_GIVEN PROBLEM_
Quote the listing below in its entirety, omitting every image.
====== STORED DATA
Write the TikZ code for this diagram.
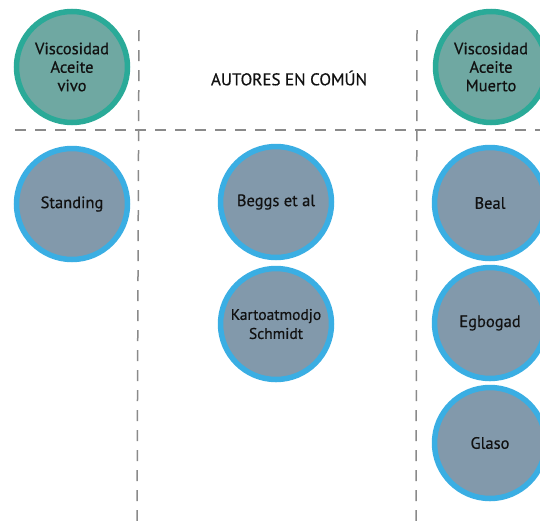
\documentclass[tikz,border=0pt]{standalone}
\usepackage{fontspec}
\setmainfont{PT Sans}
\newfontfamily\medfont{PT Sans}[FakeBold=0.5]
\definecolor{tealline}{HTML}{2AAA98}
\definecolor{tealfill}{HTML}{6FA8A2}
\definecolor{blueline}{HTML}{3AAEE3}
\definecolor{bluefill}{HTML}{8299AB}
\definecolor{dashgray}{HTML}{8A8A8A}
\definecolor{txt}{HTML}{111111}
\begin{document}
\begin{tikzpicture}[x=1pt,y=-1pt,
  divider/.style={draw=dashgray,line width=1.5pt,dash pattern=on 11pt off 9pt},
  headcircle/.style={circle,draw=tealline,fill=tealfill,line width=5.5pt,minimum size=111pt,inner sep=0pt,align=center,font=\medfont\fontsize{16.5}{18.5}\selectfont,text=txt},
  authcircle/.style={circle,draw=blueline,fill=bluefill,line width=5.5pt,minimum size=111pt,inner sep=0pt,align=center,font=\medfont\fontsize{16.5}{19}\selectfont,text=txt},
  title/.style={font=\medfont\fontsize{17}{19}\selectfont,text=txt}]
\useasboundingbox (0,0) rectangle (540,520);
\coordinate (hL) at (15,130);
\coordinate (hR) at (545,130);
\coordinate (v1T) at (139,30);
\coordinate (v1B) at (137,522);
\coordinate (v2T) at (417,30);
\coordinate (v2B) at (416,522);
\draw[divider] (hL) -- (hR);
\draw[divider] (v1T) -- (v1B);
\draw[divider] (v2T) -- (v2B);
\node[headcircle] (vivo) at (72,67) {Viscosidad\\Aceite\\vivo};
\node[headcircle] (muerto) at (491,67) {Viscosidad\\Aceite\\Muerto};
\node[title] (autores) at (289,78) {AUTORES EN COMÚN};
\node[authcircle] (standing) at (72,204) {Standing};
\node[authcircle] (beggs) at (276,202) {Beggs et al};
\node[authcircle,font=\medfont\fontsize{15.5}{19}\selectfont] (karto) at (276,324) {Kartoatmodjo\\Schmidt};
\node[authcircle] (beal) at (490,203) {Beal};
\node[authcircle] (egbogad) at (490,323) {Egbogad};
\node[authcircle] (glaso) at (490,443) {Glaso};
\end{tikzpicture}
\end{document}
============
_EXERCISE SOLUTION_
Write the TikZ code for this diagram.
\documentclass[tikz,border=0pt]{standalone}
\usepackage{fontspec}
\setmainfont{PT Sans}
\newfontfamily\medfont{PT Sans}[FakeBold=0.5]
\definecolor{tealline}{HTML}{2AAA98}
\definecolor{tealfill}{HTML}{6FA8A2}
\definecolor{blueline}{HTML}{3AAEE3}
\definecolor{bluefill}{HTML}{8299AB}
\definecolor{dashgray}{HTML}{8A8A8A}
\definecolor{txt}{HTML}{111111}
\begin{document}
\begin{tikzpicture}[x=1pt,y=-1pt,
  divider/.style={draw=dashgray,line width=1.5pt,dash pattern=on 11pt off 9pt},
  headcircle/.style={circle,draw=tealline,fill=tealfill,line width=5.5pt,minimum size=111pt,inner sep=0pt,align=center,font=\medfont\fontsize{16.5}{18.5}\selectfont,text=txt},
  authcircle/.style={circle,draw=blueline,fill=bluefill,line width=5.5pt,minimum size=111pt,inner sep=0pt,align=center,font=\medfont\fontsize{16.5}{19}\selectfont,text=txt},
  title/.style={font=\medfont\fontsize{17}{19}\selectfont,text=txt}]
\useasboundingbox (0,0) rectangle (540,520);
\coordinate (hL) at (15,130);
\coordinate (hR) at (545,130);
\coordinate (v1T) at (139,30);
\coordinate (v1B) at (137,522);
\coordinate (v2T) at (417,30);
\coordinate (v2B) at (416,522);
\draw[divider] (hL) -- (hR);
\draw[divider] (v1T) -- (v1B);
\draw[divider] (v2T) -- (v2B);
\node[headcircle] (vivo) at (72,67) {Viscosidad\\Aceite\\vivo};
\node[headcircle] (muerto) at (491,67) {Viscosidad\\Aceite\\Muerto};
\node[title] (autores) at (289,78) {AUTORES EN COMÚN};
\node[authcircle] (standing) at (72,204) {Standing};
\node[authcircle] (beggs) at (276,202) {Beggs et al};
\node[authcircle,font=\medfont\fontsize{15.5}{19}\selectfont] (karto) at (276,324) {Kartoatmodjo\\Schmidt};
\node[authcircle] (beal) at (490,203) {Beal};
\node[authcircle] (egbogad) at (490,323) {Egbogad};
\node[authcircle] (glaso) at (490,443) {Glaso};
\end{tikzpicture}
\end{document}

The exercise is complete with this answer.